Offshore wind farm, photo Andy Dingley/CC
Offshore wind farm, photo Andy Dingley/CC

Eleanor Donne, Essex Socialist Party

“The biggest disaster for clean energy in almost a decade”. This was how Greenpeace UK’s policy director described the recent failure of the Tory government to secure any bids for offshore wind turbine construction contracts.  

Offshore wind energy is vital to the government achieving its ‘legally binding’ target of net-zero carbon energy production by 2050. It offers a ‘contracts for difference’ subsidy system for renewable energy production in which potential developers are guaranteed a price per megawatt (MW) hour.

The UK was previously second only to China as a producer of power using offshore wind. However, based on this year’s guaranteed price of £44 per MW hour, not one company put in a bid to develop offshore floating wind farms, blaming inflation and rising costs of construction. Swedish company Vattenfall has also halted an existing offshore wind project off the coast of Norfolk, due to surging costs and “challenging market conditions.” 

But major energy company SSE posted pre-tax profits of £2.18 billion for 2022-23 – nearly double the previous year. Its CEO stated in April 2023 that the results are  “profit with a purpose. They enable us to deliver record investment – far in excess of our earnings – in vital low-carbon energy infrastructure.”  Like offshore wind farms?  Not this year apparently.  

Offshore wind farms had been seen as the answer, partly because planning laws tightened under David Cameron’s government in 2015 made it almost impossible to build land-based wind farms in spite of it being easier and cheaper than offshore.   Ukraine has built more onshore wind turbines than England since being attacked and partially occupied by Russia.
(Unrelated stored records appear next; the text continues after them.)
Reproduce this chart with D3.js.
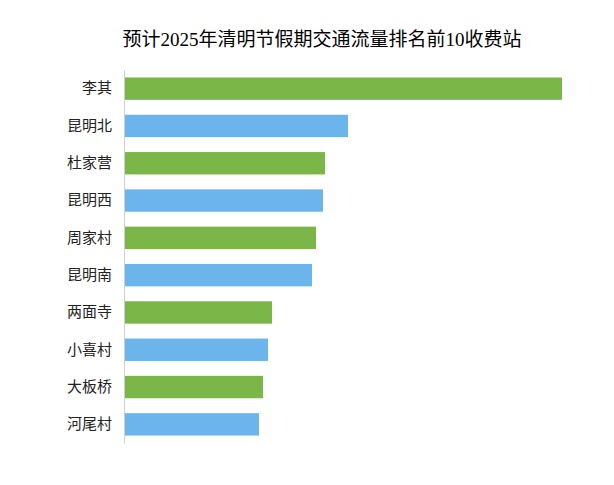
<!DOCTYPE html>
<html><head><meta charset="utf-8">
<script src="https://cdn.jsdelivr.net/npm/d3@7"></script>
<style>body{margin:0;background:#fff}</style>
</head><body><svg id="chart"></svg>
<script>
const stations = ["李其", "昆明北", "杜家营", "昆明西", "周家村", "昆明南", "两面寺", "小喜村", "大板桥", "河尾村"];
const flows = [438, 224, 201, 199, 192, 188, 148, 144, 139, 135];
const colors = ["#7ab648", "#6cb5ec"];

const svg = d3.select("#chart").attr("width", 614).attr("height", 485);
const margin = { left: 124, top: 70, right: 40, bottom: 42 };
const width = 614 - margin.left - margin.right;
const height = 485 - margin.top - margin.bottom;

svg.append("text")
  .attr("x", 322).attr("y", 46)
  .attr("text-anchor", "middle")
  .attr("font-family", "'Liberation Serif','Noto Sans CJK SC'")
  .attr("font-size", 19)
  .text("预计2025年清明节假期交通流量排名前10收费站");

const g = svg.append("g").attr("transform", `translate(${margin.left},${margin.top})`);

const x = d3.scaleLinear().domain([0, 450]).range([0, 450]);
const y = d3.scaleBand().domain(stations).range([0, height]).paddingInner(0.4).paddingOuter(0.2);

g.selectAll("rect").data(stations).join("rect")
  .attr("x", 0)
  .attr("y", d => y(d))
  .attr("width", (d, i) => x(flows[i]))
  .attr("height", y.bandwidth())
  .attr("fill", (d, i) => colors[i % 2]);

const axis = g.append("g").call(d3.axisLeft(y).tickSize(0).tickPadding(12));
axis.select(".domain").attr("stroke", "#d0d0d0");
axis.selectAll("text")
  .attr("font-family", "'Noto Sans CJK SC'")
  .attr("font-size", 15)
  .attr("fill", "#222");
</script></body></html>
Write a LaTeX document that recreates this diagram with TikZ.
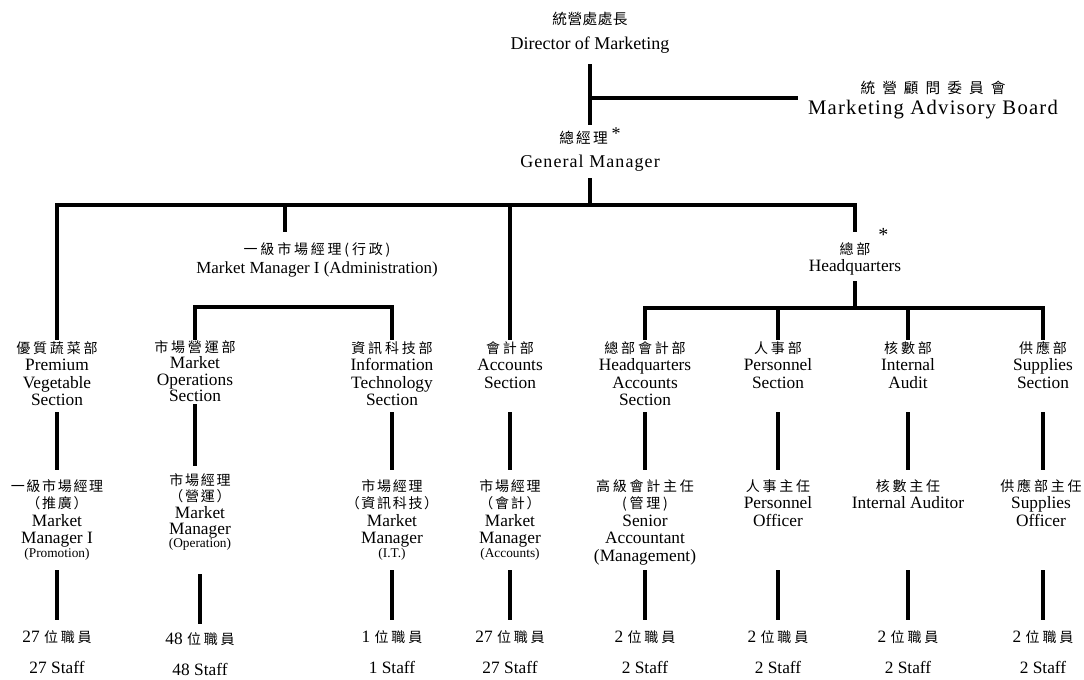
\documentclass[tikz,border=0pt]{standalone}
\usepackage{fontspec}
\setmainfont{Liberation Serif}
\newfontfamily\serifwide[LetterSpace=6]{Liberation Serif}
\newfontfamily\serifgm[LetterSpace=6]{Liberation Serif}
\newfontfamily\cjkA[LetterSpace=3]{Noto Sans CJK TC}
\newfontfamily\cjkB[LetterSpace=48]{Noto Sans CJK TC}
\newfontfamily\cjkG[LetterSpace=15]{Noto Sans CJK TC}
\newfontfamily\cjkC[LetterSpace=20]{Noto Sans CJK TC}
\newfontfamily\cjkD[LetterSpace=12]{Noto Sans CJK TC}
\newcommand\zhA[1]{{\cjkA\fontsize{11}{13}\selectfont #1}}
\newcommand\zhB[1]{{\cjkB\fontsize{11}{13}\selectfont #1}}
\newcommand\zhG[1]{{\cjkG\fontsize{11}{13}\selectfont #1}}
\newcommand\zhC[1]{{\cjkC\fontsize{10.5}{13}\selectfont #1}}
\newcommand\zhD[1]{{\cjkD\fontsize{10.5}{13}\selectfont #1}}
\newcommand\smallpar[1]{{\fontsize{10}{10}\selectfont #1}}
\usetikzlibrary{calc}
\begin{document}
\begin{tikzpicture}[x=0.75pt,y=-0.75pt,
  conn/.style={line width=2.4pt},
  box/.style={inner sep=0pt,align=center,anchor=north},
  toplbl/.style={box,font=\fontsize{13.5}{18.3}\selectfont},
  sect/.style={box,font=\fontsize{13}{13.2}\selectfont},
  sectn/.style={box,font=\fontsize{13}{12.4}\selectfont},
  staff/.style={box,font=\fontsize{13}{23.6}\selectfont}]
\useasboundingbox (0,0) rectangle (1084,679);

% top level
\node[toplbl] (dir) at (590,12) {\zhA{統營處處長}\\Director of Marketing};
\node[box,font=\fontsize{15.5}{15.3}\selectfont] (adv) at (933,81)
  {\zhB{統營顧問委員會}\\{\serifwide Marketing Advisory Board}};
\node[toplbl] (gm) at (590,127) {\zhG{總經理}\hspace{3pt}\raisebox{3pt}{*}\\{\serifgm General Manager}};

% second level
\node[box,font=\fontsize{12.7}{14.3}\selectfont] (mm1) at (317,242)
  {\zhC{一級市場經理(行政)}\\Market Manager I (Administration)};
\node[box,font=\fontsize{13}{13}\selectfont] (hq) at (855,242)
  {\zhC{總部}\rlap{\hspace{6pt}\smash{\raisebox{9.5pt}{\fontsize{15}{15}\selectfont *}}}\\Headquarters};

% sections
\node[sect]  (pvs) at (57,341)  {\zhC{優質蔬菜部}\\Premium\\Vegetable\\Section};
\node[sectn] (mos) at (195,340) {\zhC{市場營運部}\\Market\\Operations\\Section};
\node[sect]  (its) at (392,341) {\zhC{資訊科技部}\\Information\\Technology\\Section};
\node[sect]  (acc) at (510,341) {\zhC{會計部}\\Accounts\\Section};
\node[sect]  (hqa) at (645,341) {\zhC{總部會計部}\\Headquarters\\Accounts\\Section};
\node[sect]  (per) at (778,341) {\zhC{人事部}\\Personnel\\Section};
\node[sect]  (ia)  at (908,341) {\zhC{核數部}\\Internal\\Audit};
\node[sect]  (sup) at (1043,341) {\zhC{供應部}\\Supplies\\Section};

% managers
\node[sect]  (m1) at (57,479)  {\zhD{一級市場經理}\\\zhD{（推廣）}\\Market\\Manager I\\[-3pt]\smallpar{(Promotion)}};
\node[sectn] (m2) at (200,473) {\zhD{市場經理}\\\zhD{（營運）}\\Market\\Manager\\[-2.5pt]\smallpar{(Operation)}};
\node[sect]  (m3) at (392,479) {\zhD{市場經理}\\\zhD{（資訊科技）}\\Market\\Manager\\[-3pt]\smallpar{(I.T.)}};
\node[sect]  (m4) at (510,479) {\zhD{市場經理}\\\zhD{（會計）}\\Market\\Manager\\[-3pt]\smallpar{(Accounts)}};
\node[sect]  (m5) at (645,479) {\zhC{高級會計主任}\\\zhC{(管理)}\\Senior\\Accountant\\(Management)};
\node[sect]  (m6) at (778,479) {\zhC{人事主任}\\Personnel\\Officer};
\node[sect]  (m7) at (908,479) {\zhC{核數主任}\\Internal Auditor};
\node[sect]  (m8) at (1041,479) {\zhC{供應部主任}\\Supplies\\Officer};

% staff
\node[staff] (s1) at (57,630)  {27 \zhC{位職員}\\27 Staff};
\node[staff] (s2) at (200,632) {48 \zhC{位職員}\\48 Staff};
\node[staff] (s3) at (392,630) {1 \zhC{位職員}\\1 Staff};
\node[staff] (s4) at (510,630) {27 \zhC{位職員}\\27 Staff};
\node[staff] (s5) at (645,630) {2 \zhC{位職員}\\2 Staff};
\node[staff] (s6) at (778,630) {2 \zhC{位職員}\\2 Staff};
\node[staff] (s7) at (908,630) {2 \zhC{位職員}\\2 Staff};
\node[staff] (s8) at (1043,630) {2 \zhC{位職員}\\2 Staff};

% connectors: top
\draw[conn] (dir.south |- 0,64) -- (gm.north |- 0,125);
\draw[conn] (dir.south |- 0,98) -- ([xshift=-7pt]adv.west |- 0,98);
\draw[conn] (gm.south |- 0,178) -- (gm.south |- 0,205);
\draw[conn] (pvs.north |- 0,340) -- (pvs.north |- 0,205) -- (hq.north |- 0,205) -- (hq.north |- 0,232);
\draw[conn] ([xshift=-24pt]mm1.north |- 0,205) -- ([xshift=-24pt]mm1.north |- 0,232);
\draw[conn] (acc.north |- 0,205) -- (acc.north |- 0,340);
% market manager I sub bar
\draw[conn] (mos.north |- 0,340) -- (mos.north |- 0,307) -- (its.north |- 0,307) -- (its.north |- 0,340);
% headquarters bar
\draw[conn] (hq.south |- 0,281) -- (hq.south |- 0,308);
\draw[conn] (hqa.north |- 0,340) -- (hqa.north |- 0,308) -- (sup.north |- 0,308) -- (sup.north |- 0,340);
\draw[conn] (per.north |- 0,308) -- (per.north |- 0,340);
\draw[conn] (ia.north |- 0,308) -- (ia.north |- 0,340);

% sections to managers
\draw[conn] (pvs.south |- 0,412) -- (pvs.south |- 0,470);
\draw[conn] (mos.south |- 0,404) -- (mos.south |- 0,466);
\draw[conn] (its.south |- 0,412) -- (its.south |- 0,470);
\draw[conn] (acc.south |- 0,412) -- (acc.south |- 0,470);
\draw[conn] (hqa.south |- 0,412) -- (hqa.south |- 0,470);
\draw[conn] (per.south |- 0,412) -- (per.south |- 0,470);
\draw[conn] (ia.south |- 0,412) -- (ia.south |- 0,470);
\draw[conn] (sup.south |- 0,412) -- (sup.south |- 0,470);

% managers to staff
\draw[conn] (m1.south |- 0,570) -- (s1.north |- 0,620);
\draw[conn] (s2.north |- 0,574) -- (s2.north |- 0,624);
\draw[conn] (m3.south |- 0,570) -- (s3.north |- 0,620);
\draw[conn] (m4.south |- 0,570) -- (s4.north |- 0,620);
\draw[conn] (m5.south |- 0,570) -- (s5.north |- 0,620);
\draw[conn] (m6.south |- 0,570) -- (s6.north |- 0,620);
\draw[conn] (m7.south |- 0,570) -- (s7.north |- 0,620);
\draw[conn] (s8.north |- 0,570) -- (s8.north |- 0,620);
\end{tikzpicture}
\end{document}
Tory MPs are split on this issue, and on climate change in general, and in the end the ban was only lifted this month after Tory MP and COP26 chair Sir Alok Sharma moved an amendment to the energy bill in parliament, supported by 21 ‘rebel’ Tory MPs including Liz Truss!

Ed Miliband, Labour’s shadow energy security and net-zero minister, has promised a windfall tax on energy companies if elected. If (and it’s a big if) this pledge survives the policy culling and ‘fiscal responsibility’ rules of Starmer’s Labour, it would be a start. But clearly we can’t rely on privately owned firms, whose first duty is to their shareholders, to act in the best interests of society as a whole.

Given the climate emergency, it is essential that we take energy companies back into public ownership under democratic working-class control and management, with no compensation for their current fat-cat owners.